Su crescita e sviluppo Italia ultima in Europa. Confcommercio: colpa di tasse e inefficienze della Pa

8 Ago 2014 11:31 - di Valerio Pugi

L’Italia stenta a ripartire e la conferma viene anche da Confcommercio: tra il 1996 e il 2013 il nostro, tra gli Stati dell’Unione europea e le dieci principali economie Ocse, è il Paese che ha registrato le più basse dinamiche di crescita del Pil pro capite con appena il +2,1%, ben lontano dai principali competitors europei, come Francia (+18%), Spagna (+24,5%), Germania (+25,4%) e Regno Unito (+31,9%). E’ quanto rileva uno studio dell’associazione dei commercianti, secondo il quale la crescita nella Ue a 28 è stata del 27,4% e nell’Eurozona del 20%. La distanza – sottolinea Confcommercio – è ancora più forte rispetto ai Paesi dell’Est e del Nord Europa, cresciuti a tassi che vanno dal +47,8% dell’Ungheria fino al +168% della Lituania; un divario che emerge sia nel periodo pre-crisi (1996-2007), con una crescita inferiore di 10 punti alla media europea, sia nel periodo successivo (2008-2013), nel quale la riduzione del Pil pro capite è stata superiore a quella degli altri Paesi. I dati, secondo Confcommercio, «confermano non solo che le debolezze strutturali del nostro Paese sono precedenti ed estranee all’introduzione della moneta unica, ma soprattutto che, sebbene la crescita sia un problema che riguarda nel complesso tutta l’Europa, la maggiore difficoltà a riprendere il cammino della ripresa è una caratteristica tutta italiana. Tra le cause, l’eccessiva pressione fiscale, le inefficienze della Pubblica amministrazione e una struttura dei costi sfavorevole all’attività di impresa».

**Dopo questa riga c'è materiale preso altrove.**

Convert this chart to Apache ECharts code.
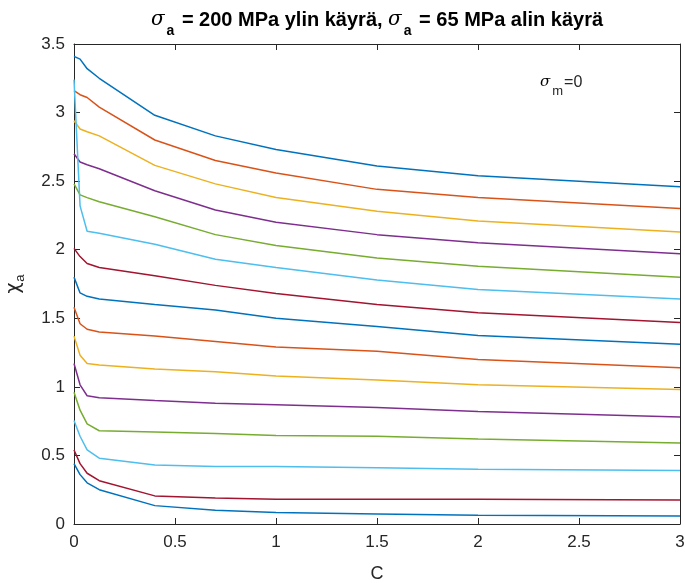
<!DOCTYPE html>
<html>
<head>
<meta charset="utf-8">
<script src="https://cdn.jsdelivr.net/npm/echarts@6/dist/echarts.min.js"></script>
<style>
  html, body { margin: 0; padding: 0; background: #ffffff; }
  #chart { width: 685px; height: 583px; }
</style>
</head>
<body>
<div id="chart"></div>
<script>
// Parameter C (shared x values of every curve)
const C = [0, 0.03, 0.065, 0.125, 0.4, 0.7, 1, 1.5, 2, 3];

// chi_a curves, from sigma_a = 200 MPa (top) down to sigma_a = 65 MPa (bottom)
const curve01 = [3.41, 3.39, 3.32, 3.25, 2.98, 2.83, 2.73, 2.61, 2.54, 2.46];
const curve02 = [3.16, 3.13, 3.11, 3.04, 2.80, 2.65, 2.56, 2.44, 2.38, 2.30];
const curve03 = [2.94, 2.88, 2.86, 2.83, 2.615, 2.48, 2.38, 2.28, 2.21, 2.13];
const curve04 = [2.70, 2.64, 2.62, 2.59, 2.43, 2.29, 2.20, 2.11, 2.05, 1.97];
const curve05 = [2.48, 2.40, 2.38, 2.35, 2.24, 2.11, 2.03, 1.94, 1.88, 1.80];
const curve06 = [3.24, 2.32, 2.135, 2.12, 2.04, 1.93, 1.87, 1.78, 1.71, 1.64];
const curve07 = [2.01, 1.95, 1.90, 1.87, 1.81, 1.74, 1.68, 1.60, 1.54, 1.47];
const curve08 = [1.80, 1.685, 1.66, 1.64, 1.60, 1.56, 1.50, 1.44, 1.375, 1.31];
const curve09 = [1.58, 1.46, 1.42, 1.40, 1.37, 1.33, 1.29, 1.26, 1.20, 1.14];
const curve10 = [1.37, 1.23, 1.17, 1.16, 1.13, 1.11, 1.08, 1.05, 1.015, 0.98];
const curve11 = [1.17, 1.015, 0.935, 0.92, 0.90, 0.88, 0.87, 0.85, 0.82, 0.78];
const curve12 = [0.96, 0.83, 0.73, 0.68, 0.67, 0.66, 0.645, 0.64, 0.62, 0.59];
const curve13 = [0.755, 0.64, 0.54, 0.48, 0.43, 0.42, 0.42, 0.41, 0.40, 0.39];
const curve14 = [0.54, 0.44, 0.37, 0.316, 0.205, 0.19, 0.18, 0.18, 0.18, 0.175];
const curve15 = [0.44, 0.36, 0.30, 0.25, 0.134, 0.10, 0.083, 0.073, 0.063, 0.058];

const curves = [curve01, curve02, curve03, curve04, curve05, curve06, curve07, curve08,
                curve09, curve10, curve11, curve12, curve13, curve14, curve15];

// Default colour order, cycled over the curves
const lineColors = ['#0072BD', '#D95319', '#EDB120', '#7E2F8E', '#77AC30', '#4DBEEE', '#A2142F'];

const axisColor = '#262626';
const fontFam = '"Liberation Sans", Arial, Helvetica, sans-serif';
const symFam = '"DejaVu Serif", serif';

const series = curves.map((vals, i) => ({
  type: 'line',
  data: C.map((c, k) => [c, vals[k]]),
  showSymbol: false,
  symbol: 'none',
  silent: true,
  animation: false,
  lineStyle: { color: lineColors[i % lineColors.length], width: 1.5 },
  itemStyle: { color: lineColors[i % lineColors.length] }
}));

const boxLine = { show: true, onZero: false, lineStyle: { color: axisColor, width: 1 } };
const inTick = { show: true, inside: true, length: 6, lineStyle: { color: axisColor, width: 1 } };

const chart = echarts.init(document.getElementById('chart'), null, { renderer: 'canvas' });
chart.setOption({
  animation: false,
  backgroundColor: '#ffffff',
  textStyle: { fontFamily: fontFam },
  title: {
    left: 377,
    top: 10,
    padding: 0,
    textAlign: 'center',
    text: '{s|σ}{sub|a}{t| = 200 MPa ylin käyrä, }{s|σ}{sub|a}{t| = 65 MPa alin käyrä}',
    textStyle: {
      rich: {
        t: { fontSize: 20, fontWeight: 'bold', color: '#000', fontFamily: fontFam, lineHeight: 28, verticalAlign: 'top' },
        s: { fontSize: 20, fontStyle: 'italic', fontWeight: 'normal', color: '#000', fontFamily: symFam, lineHeight: 28, verticalAlign: 'top' },
        sub: { fontSize: 14, fontWeight: 'bold', color: '#000', fontFamily: fontFam, lineHeight: 28, verticalAlign: 'bottom', padding: [0, 2, 0, 2] }
      }
    }
  },
  grid: { left: 74, right: 5, top: 44, bottom: 59, containLabel: false, outerBoundsMode: 'none' },
  xAxis: [
    {
      type: 'value', min: 0, max: 3, interval: 0.5, position: 'bottom',
      axisLine: boxLine, axisTick: inTick, splitLine: { show: false },
      axisLabel: { color: axisColor, fontSize: 17, margin: 10, fontFamily: fontFam },
      name: 'C', nameLocation: 'middle', nameGap: 41,
      nameTextStyle: { color: axisColor, fontSize: 18, fontFamily: fontFam }
    },
    {
      type: 'value', min: 0, max: 3, interval: 0.5, position: 'top',
      axisLine: boxLine, axisTick: inTick, splitLine: { show: false },
      axisLabel: { show: false }
    }
  ],
  yAxis: [
    {
      type: 'value', min: 0, max: 3.5, interval: 0.5, position: 'left',
      axisLine: boxLine, axisTick: inTick, splitLine: { show: false },
      axisLabel: { color: axisColor, fontSize: 17, margin: 9, fontFamily: fontFam },
      name: '{c|χ}{sub|a}', nameLocation: 'middle', nameGap: 47, nameRotate: 90,
      nameTextStyle: {
        rich: {
          c: { fontSize: 19, color: axisColor, fontFamily: '"DejaVu Sans", sans-serif', lineHeight: 22, verticalAlign: 'top' },
          sub: { fontSize: 13, color: axisColor, fontFamily: fontFam, lineHeight: 22, verticalAlign: 'bottom', padding: [0, 0, 0, 1] }
        }
      }
    },
    {
      type: 'value', min: 0, max: 3.5, interval: 0.5, position: 'right',
      axisLine: boxLine, axisTick: inTick, splitLine: { show: false },
      axisLabel: { show: false }
    }
  ],
  graphic: [
    {
      type: 'text',
      left: 540,
      top: 75,
      style: {
        text: '{s|σ}{sub|m}{t|=0}',
        rich: {
          s: { fontSize: 15, fontStyle: 'italic', fill: '#000', fontFamily: symFam, lineHeight: 23, verticalAlign: 'top' },
          sub: { fontSize: 13, fill: axisColor, fontFamily: fontFam, lineHeight: 23, verticalAlign: 'bottom', padding: [0, 1, 0, 2] },
          t: { fontSize: 16, fill: axisColor, fontFamily: fontFam, lineHeight: 23, verticalAlign: 'top' }
        }
      }
    }
  ],
  series: series
});
</script>
</body>
</html>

Sempre con riferimento ai dati del Pil negli ultimi anni, giovedì sera a “In Onda” su La7 è intervenuto lo stesso presidente del Consiglio: «È interessante ragionare sui dati perché la recessione tecnica dipende da segno meno consecutivo in ultimi due trimestri. Ma negli ultimi anni l’Italia ha il segno meno per 11 volte, tranne una pausa. Dalla recessione non siamo mai usciti tecnicamente». E ancora: «A noi servono 16 miliardi di spending review per il 2015, che ci permetterebbero di stare sotto il 3% deficit/Pil anche con una crescita non esaltante», ha proseguito Renzi ribadendo che le scelte sono della politica: «Noi non abbiamo un soggetto tecnico esterno che decide in autonomia».